April 20, 2020 - First-year University of Houston Law Center students learned how to make the most of their summer job experience during the Passport to Success - Professional Development Series: Session IV entitled, "You've Landed: X Marks the Spot. Making the Most of Your Dream Destination."
This webinar was presented in April by Assistant Dean of Career Development Tiffany Tucker, Assistant Directors for Career Development Paul Klinger and Anton Montaño and Amy Sladczyk Hancock, Director of Legal Talent and Human Resources at McDowell Hetherington LLP.
“This Career Development Office program was the fourth of four mandatory 1L professional development sessions. First-year students were provided job search guidance to secure a summer legal position, tips for successful 1L summer legal employment, and a discussion of summer legal employment hypothetical scenarios to teach students how to respond professionally during the most common legal workplace situations,” Tucker said.
The webinar was recorded for students’ viewing throughout the semester.
“As students navigate many challenges at this time, this presentation provides ongoing professional development training to ensure the career success of UHLC students in remote environments, as well as in real life.”
Among key pieces of advice were for students to be prepared to interview for a job via telephone or video conference. Attendees were encouraged to arrange for mock interviews with the Career Development Office and to know their resumes, including academic and work history, before the interview.
Hancock described summer employment opportunities as “multi-week interviews” and presented professional etiquette and best practices from clients, partners, and associates.
Clients urged summer interns to leave their egos at the door, to make every attempt to return phone calls and emails within two hours, meet deadlines, practice proper email etiquette, to work efficiently and to advise clients of problems as soon as they arise.

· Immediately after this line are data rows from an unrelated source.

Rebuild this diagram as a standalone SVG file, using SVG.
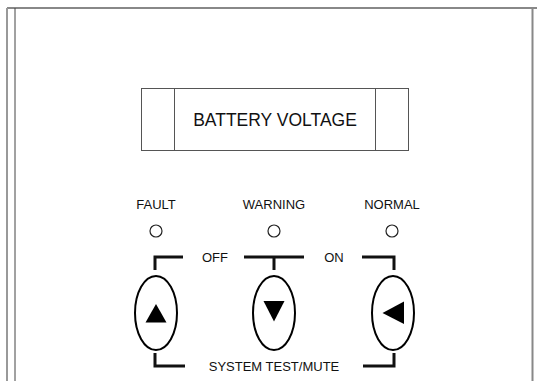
<svg xmlns="http://www.w3.org/2000/svg" width="537" height="381" viewBox="0 0 537 381">
<style>
.t{font-family:"Liberation Sans",Arial,sans-serif;fill:#111;text-anchor:middle}
.lbl{font-size:13px}
.br{fill:none;stroke:#111;stroke-width:3}
.btn{fill:#fff;stroke:#000;stroke-width:2}
.led{fill:#fff;stroke:#222;stroke-width:1.2}
</style>
<rect width="537" height="381" fill="#fff"/>
<g id="frame">
<line x1="7" y1="8" x2="537" y2="8" stroke="#888" stroke-width="2"/>
<line x1="7" y1="8" x2="7" y2="381" stroke="#999" stroke-width="2"/>
<line x1="15" y1="8" x2="15" y2="381" stroke="#444" stroke-width="1"/>
<line x1="532.5" y1="8" x2="532.5" y2="381" stroke="#888" stroke-width="2"/>
</g>
<g id="display">
<rect x="141.5" y="88.5" width="267" height="62" fill="#fff" stroke="#555" stroke-width="1"/>
<line x1="174.5" y1="88.5" x2="174.5" y2="150.5" stroke="#555"/>
<line x1="375.5" y1="88.5" x2="375.5" y2="150.5" stroke="#555"/>
<text class="t" x="275" y="126" font-size="17.5">BATTERY VOLTAGE</text>
</g>
<g id="fault">
<text class="t lbl" x="156" y="209">FAULT</text>
<circle class="led" cx="156" cy="231" r="6"/>
</g>
<g id="warning">
<text class="t lbl" x="274" y="209">WARNING</text>
<circle class="led" cx="274" cy="231" r="6"/>
</g>
<g id="normal">
<text class="t lbl" x="392" y="209">NORMAL</text>
<circle class="led" cx="392" cy="231" r="6"/>
</g>
<g id="btn-up">
<ellipse class="btn" cx="156" cy="313" rx="21" ry="37"/>
<polygon points="156,304 145.5,322.5 166.5,322.5" fill="#000"/>
</g>
<g id="btn-down">
<ellipse class="btn" cx="274" cy="313" rx="21" ry="37"/>
<polygon points="263.5,301 284.5,301 274,321.5" fill="#000"/>
</g>
<g id="btn-left">
<ellipse class="btn" cx="393" cy="313" rx="21" ry="37"/>
<polygon points="382.5,313 404,301.5 404,324" fill="#000"/>
</g>
<g id="connectors">
<path class="br" d="M155,270 V257 H183"/>
<path class="br" d="M244,257 H304 M274,257 V270"/>
<path class="br" d="M362,257 H394 V270"/>
<path class="br" d="M155,353 V366 H185"/>
<path class="br" d="M363,366 H394 V353"/>
</g>
<g id="labels">
<text class="t lbl" x="215" y="262">OFF</text>
<text class="t lbl" x="334" y="262">ON</text>
<text class="t lbl" x="274" y="371">SYSTEM TEST/MUTE</text>
</g>
</svg>
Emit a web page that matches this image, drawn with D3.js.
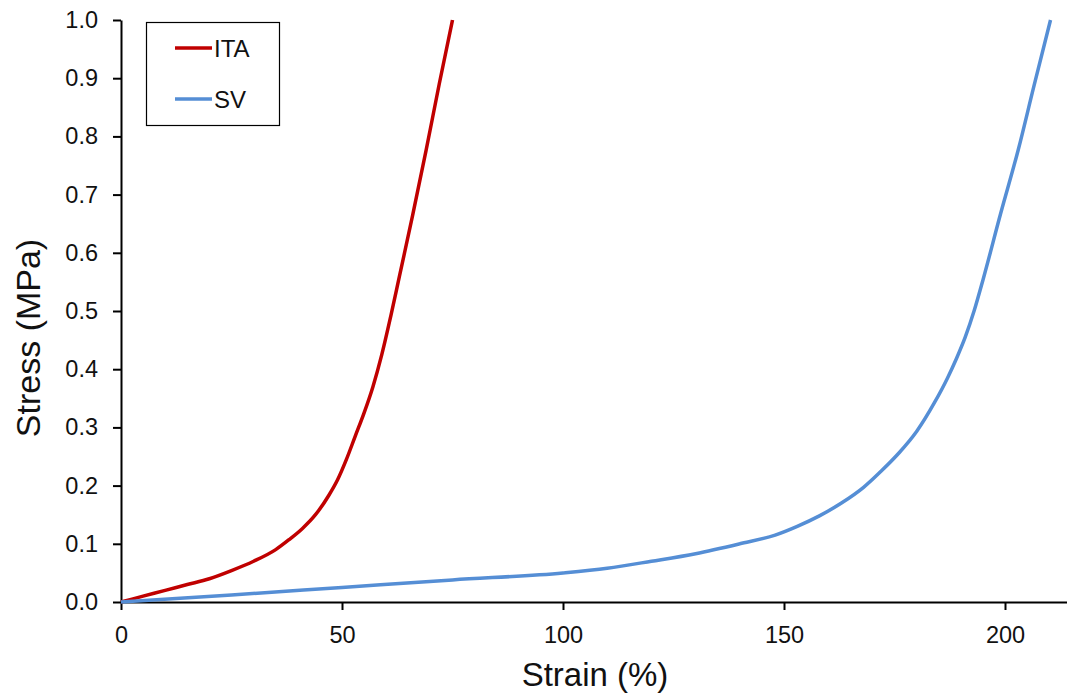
<!DOCTYPE html>
<html>
<head>
<meta charset="utf-8">
<script src="https://cdn.jsdelivr.net/npm/d3@7"></script>
<style>
  html, body { margin: 0; padding: 0; background: #fff; }
  svg { display: block; font-family: "Liberation Sans", Arial, sans-serif; }
</style>
</head>
<body>
<svg id="chart" width="1067" height="695"></svg>
<script>
// Stress–strain curves for the two materials
const itaStrain = [0, 5, 10, 15, 20, 25, 30, 35, 38, 41, 44, 47, 49, 51, 53, 55, 57, 59, 61, 63, 66, 69, 72, 75];
const itaStress = [0, 0.010, 0.020, 0.030, 0.040, 0.054, 0.070, 0.090, 0.107, 0.126, 0.150, 0.183, 0.210, 0.245, 0.285, 0.325, 0.370, 0.425, 0.490, 0.560, 0.665, 0.775, 0.890, 1.0];

const svStrain = [0, 25, 50, 75, 100, 110, 120, 130, 140, 148, 153, 158, 163, 168, 172, 176, 180, 184, 187, 189, 191, 193, 195, 199, 203, 206.5, 210.3];
const svStress = [0, 0.012, 0.025, 0.038, 0.050, 0.058, 0.070, 0.083, 0.100, 0.115, 0.130, 0.148, 0.170, 0.197, 0.225, 0.256, 0.293, 0.342, 0.385, 0.418, 0.455, 0.500, 0.553, 0.667, 0.777, 0.885, 1.0];

const seriesNames = ["ITA", "SV"];
const seriesColors = ["#C00000", "#558ED5"];

const xTicks = [0, 50, 100, 150, 200];
const yTicks = [0, 0.1, 0.2, 0.3, 0.4, 0.5, 0.6, 0.7, 0.8, 0.9, 1.0];

const svg = d3.select("#chart");
const x0 = 121, x200 = 1005;
const x = d3.scaleLinear().domain([0, 200]).range([x0, x200]);
const xMax = x.invert(1067);
const y = d3.scaleLinear().domain([0, 1]).range([602, 20]);

const series = [
  { name: seriesNames[0], color: seriesColors[0], pts: itaStrain.map((s, i) => [s, itaStress[i]]) },
  { name: seriesNames[1], color: seriesColors[1], pts: svStrain.map((s, i) => [s, svStress[i]]) }
];

// Axes
const xAxis = svg.append("g")
  .attr("transform", `translate(0,${y(0)})`)
  .call(d3.axisBottom(x.copy().domain([0, xMax]).range([x0, 1067]))
    .tickValues(xTicks).tickSize(8).tickSizeOuter(0).tickPadding(16)
    .tickFormat(d3.format("d")));

const yAxis = svg.append("g")
  .attr("transform", `translate(${x0},0)`)
  .call(d3.axisLeft(y).tickValues(yTicks).tickSize(8).tickSizeOuter(0).tickPadding(15)
    .tickFormat(d3.format(".1f")));

[xAxis, yAxis].forEach(g => {
  g.selectAll("path.domain").attr("stroke", "#000").attr("stroke-width", 2);
  g.selectAll(".tick line").attr("stroke", "#000").attr("stroke-width", 2);
  g.selectAll(".tick text").attr("fill", "#111").style("font-size", "23.5px")
    .style("font-family", "'Liberation Sans', Arial, sans-serif");
});

// Curves
const line = d3.line().x(d => x(d[0])).y(d => y(d[1])).curve(d3.curveMonotoneX);
svg.append("g").selectAll("path.curve")
  .data(series).join("path")
  .attr("class", "curve")
  .attr("d", d => line(d.pts))
  .attr("fill", "none")
  .attr("stroke", d => d.color)
  .attr("stroke-width", 3.5)
  .attr("stroke-linejoin", "round");

// Axis titles
svg.append("text")
  .attr("x", 595).attr("y", 686)
  .attr("text-anchor", "middle")
  .style("font-size", "33px").attr("fill", "#111")
  .text("Strain (%)");

svg.append("text")
  .attr("transform", `translate(40,338) rotate(-90)`)
  .attr("text-anchor", "middle")
  .style("font-size", "34px").attr("fill", "#111")
  .text("Stress (MPa)");

// Legend
const legend = svg.append("g");
legend.append("rect")
  .attr("x", 146.5).attr("y", 22.5).attr("width", 133).attr("height", 103)
  .attr("fill", "#fff").attr("stroke", "#000").attr("stroke-width", 1.2);
const items = legend.selectAll("g.item").data(series).join("g")
  .attr("class", "item")
  .attr("transform", (d, i) => `translate(0,${48 + i * 51})`);
items.append("line")
  .attr("x1", 175).attr("x2", 212).attr("y1", 0).attr("y2", 0)
  .attr("stroke", d => d.color).attr("stroke-width", 3.5);
items.append("text")
  .attr("x", 214).attr("y", 9)
  .style("font-size", "24px").attr("fill", "#111")
  .text(d => d.name);
</script>
</body>
</html>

“Partners of law firms encourage summer associates to work hard to be an attorney that people want to work with, to treat partners, senior associates, co-workers and superiors like clients, and to remember that client development efforts are just as important as billable hours,” said Hancock.
“Firm associates said students should understand their role in a transaction, case or any other matter, be available, pay attention to detail, ask questions, be communicative, and take ownership of their work.”